Yes and the "worse" is that it sometimes happen by pure chance that the "properties" inferred from these hypothetical spirits existence DO match actual correlations.
That is, though this model is hopelessly misguided it is not entirely vacuous as regards its fitting to "reality", good luck then to eradicate it.
I have a remembrance about some feats of Balinese traditional agriculture which thru "holy observances" about plowing, planting, irrigation and the like were actually implementing very clever pest control strategies which came to fail and lead to utter disasters when "rational" practices were enforced.

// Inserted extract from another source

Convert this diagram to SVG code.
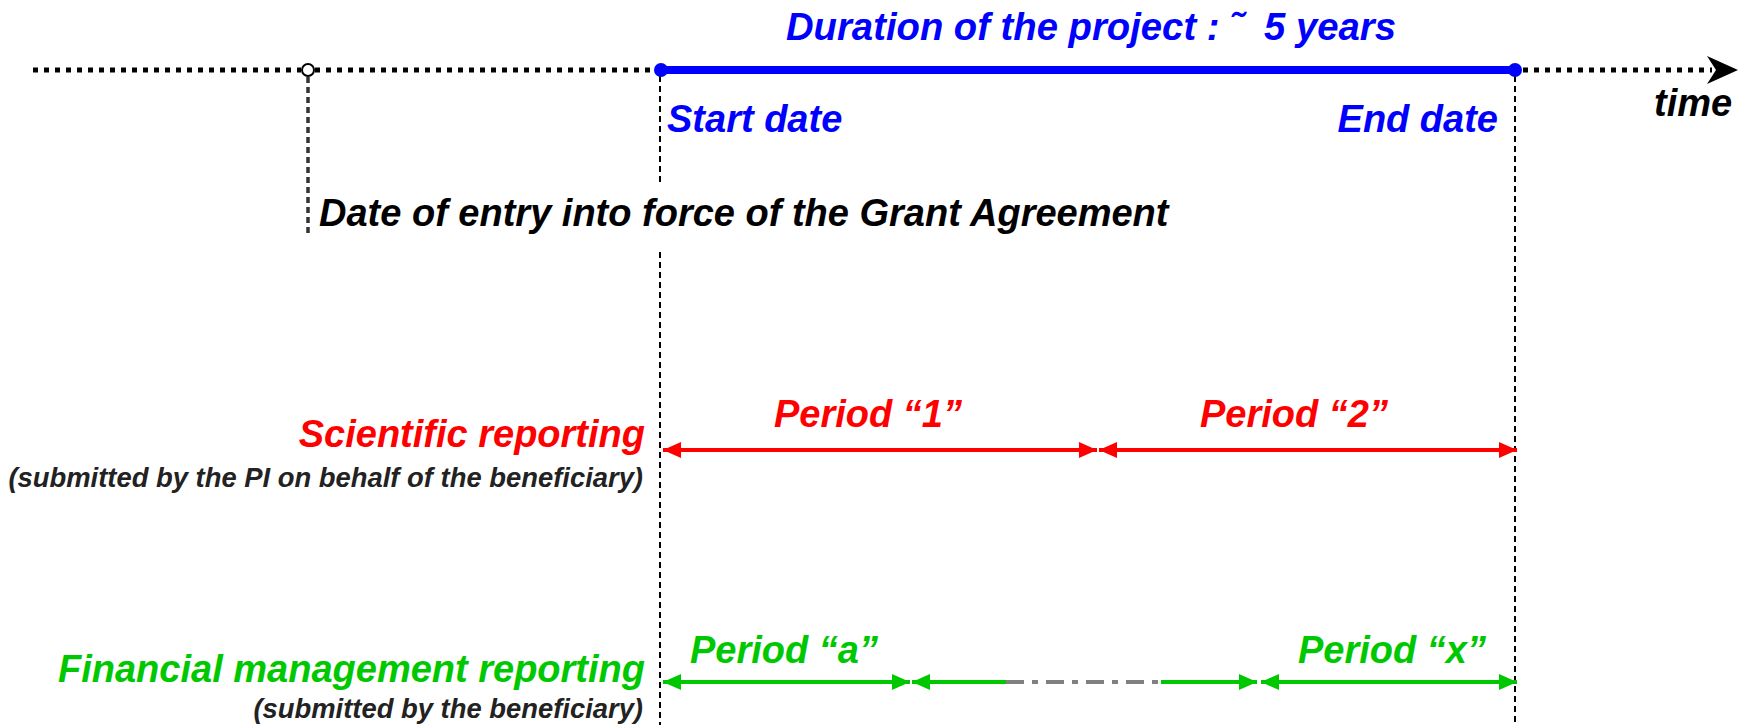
<svg xmlns="http://www.w3.org/2000/svg" width="1744" height="725" viewBox="0 0 1744 725">
<style>
.t{font-family:"Liberation Sans",Arial,sans-serif;font-weight:bold;font-style:italic;font-size:38px}
.s{font-family:"Liberation Sans",Arial,sans-serif;font-weight:bold;font-style:italic;font-size:27.4px;fill:#222}
.blue{fill:#0000ff}.red{fill:#ff0000}.green{fill:#00c800}.black{fill:#000}
.dots{stroke:#000;stroke-width:5;stroke-dasharray:5 6;fill:none}
.vdash{stroke:#000;stroke-width:2;stroke-dasharray:6 4;fill:none}
.vdash2{stroke:#333;stroke-width:3.5;stroke-dasharray:6 4;fill:none}
.redl{stroke:#ff0000;stroke-width:4;fill:none}
.greenl{stroke:#00c800;stroke-width:4;fill:none}
.greyl{stroke:#808080;stroke-width:4;stroke-dasharray:18 8 6 8;fill:none}
</style>
<defs>
<marker id="ar" viewBox="0 0 18 16" refX="18" refY="8" markerWidth="18" markerHeight="16" markerUnits="userSpaceOnUse" orient="auto-start-reverse"><path d="M0,0 L18,8 L0,16 Z" fill="#ff0000"/></marker>
<marker id="ag" viewBox="0 0 18 16" refX="18" refY="8" markerWidth="18" markerHeight="16" markerUnits="userSpaceOnUse" orient="auto-start-reverse"><path d="M0,0 L18,8 L0,16 Z" fill="#00c800"/></marker>
</defs>
<rect width="1744" height="725" fill="#fff"/>
<g id="connectors">
<line class="dots" x1="33" y1="70" x2="301" y2="70"/>
<line class="dots" x1="315" y1="70" x2="654" y2="70"/>
<line class="dots" x1="1523" y1="70" x2="1712" y2="70"/>
<path d="M1738,70 L1707,56 L1716,70 L1707,84 Z" fill="#000"/>
<line x1="661" y1="70" x2="1515" y2="70" stroke="#0000ff" stroke-width="8"/>
<line class="vdash2" x1="308" y1="77" x2="308" y2="234"/>
<line class="vdash" x1="660" y1="76" x2="660" y2="182"/>
<line class="vdash" x1="660" y1="252" x2="660" y2="725"/>
<line class="vdash" x1="1515" y1="76" x2="1515" y2="725"/>
<line class="redl" x1="663" y1="450" x2="1097" y2="450" marker-start="url(#ar)" marker-end="url(#ar)"/>
<line class="redl" x1="1099" y1="450" x2="1517" y2="450" marker-start="url(#ar)" marker-end="url(#ar)"/>
<line class="greenl" x1="663" y1="682" x2="910" y2="682" marker-start="url(#ag)" marker-end="url(#ag)"/>
<line class="greenl" x1="912" y1="682" x2="1006" y2="682" marker-start="url(#ag)"/>
<line class="greyl" x1="1006" y1="682" x2="1161" y2="682"/>
<line class="greenl" x1="1161" y1="682" x2="1257" y2="682" marker-end="url(#ag)"/>
<line class="greenl" x1="1261" y1="682" x2="1517" y2="682" marker-start="url(#ag)" marker-end="url(#ag)"/>
</g>
<g id="entry-point"><circle cx="308" cy="70" r="6" fill="#fff" stroke="#000" stroke-width="2"/></g>
<g id="start-point"><circle cx="661" cy="70" r="7" fill="#0000ff"/></g>
<g id="end-point"><circle cx="1515" cy="70" r="7" fill="#0000ff"/></g>
<g id="duration"><text class="t blue" x="786" y="40" textLength="610" lengthAdjust="spacingAndGlyphs">Duration of the project :&#160;˜&#160;&#160;5 years</text></g>
<g id="start-date"><text class="t blue" x="667" y="132">Start date</text></g>
<g id="end-date"><text class="t blue" x="1498" y="132" text-anchor="end">End date</text></g>
<g id="time"><text class="t black" x="1654" y="116">time</text></g>
<g id="entry-date"><text class="t black" x="319" y="226">Date of entry into force of the Grant Agreement</text></g>
<g id="scientific"><text class="t red" x="645" y="447" text-anchor="end">Scientific reporting</text><text class="s" x="643" y="487" text-anchor="end">(submitted by the PI on behalf of the beneficiary)</text></g>
<g id="period-1"><text class="t red" x="774" y="427">Period “1”</text></g>
<g id="period-2"><text class="t red" x="1200" y="427">Period “2”</text></g>
<g id="financial"><text class="t green" x="645" y="682" text-anchor="end">Financial management reporting</text><text class="s" x="643" y="718" text-anchor="end">(submitted by the beneficiary)</text></g>
<g id="period-a"><text class="t green" x="690" y="663">Period “a”</text></g>
<g id="period-x"><text class="t green" x="1298" y="663">Period “x”</text></g>
</svg>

I have no time now to retrieve these references but I could.
chris...
i just wanted you to know that as i updated the look and content of the experimental philosophy blog, i realized i did not have mixing-memory listed on the blog-roll...i could have sworn i listed it a really long time ago (you are, after all, one of the contributors!)...i have now fixed this glaring shortcoming!
best wishes,
thomas
Self reported beliefs, especially when the experimenter's intent is fairly transparent, are highly suspect to be frank. Luckily there exists an easy solution.
If the respondents were asked to gamble on the outcome, and indeed there was belief in a causal effect on the game's outcome, people genuinely in possession of such a belief should be willing to wager on it. Two possible variants to the Harvard-Princeton game example are readily apparent. One is a scenario where respondents are asked to perform the treatment (visualize individual players' success, or memorize the players' facial features) in the first part of a game and then ask them to wager on the outcome of the second part of the game, which should produce conveniently quantifiable data on the effects of the treatment on wagers. Another possible variant is to ask all respondents to visualize success, and then compare wagers between a group that would be able to continue observing the game (and working their magical influence hypothetically) and a group which would be taken away to an area where they could not observe the game.
There is already a literature examining myopic bias (i.e. the tendency to bet on the home team, or to rate oneself or a familiar team/group as above average, e.g. Moore, & Kim (2003). "Myopic social prediction and the solo comparison effect"). It would be interesting to see if such a familiarity bias can be induced through such visualization treatment on a neutral subject.
If the respondents were asked to gamble on the outcome, and indeed there was belief in a causal effect on the game's outcome, people genuinely in possession of such a belief should be willing to wager on it.
Except it isn't clear how much that this is so, since wagering involves not merely believing but also temperament. Since wagering behavior does not directly measure belief but willingness to wager, and belief is just one contributor to this. People who play slot machines don't believe they're going to win every time; but they are willing to stick the coin in every time. People with gambling problems may be quite aware that they are almost certainly going to lose, but will wager anyway -- and may, in fact, wager more on things they think less likely because it's more exciting to win against the odds. And so forth.
On the other hand, you're in good company, since both Kant and the Bayesian epistemologists have argued for your claim. There are quite a few hidden complications in the subject, though; it's not an easy solution.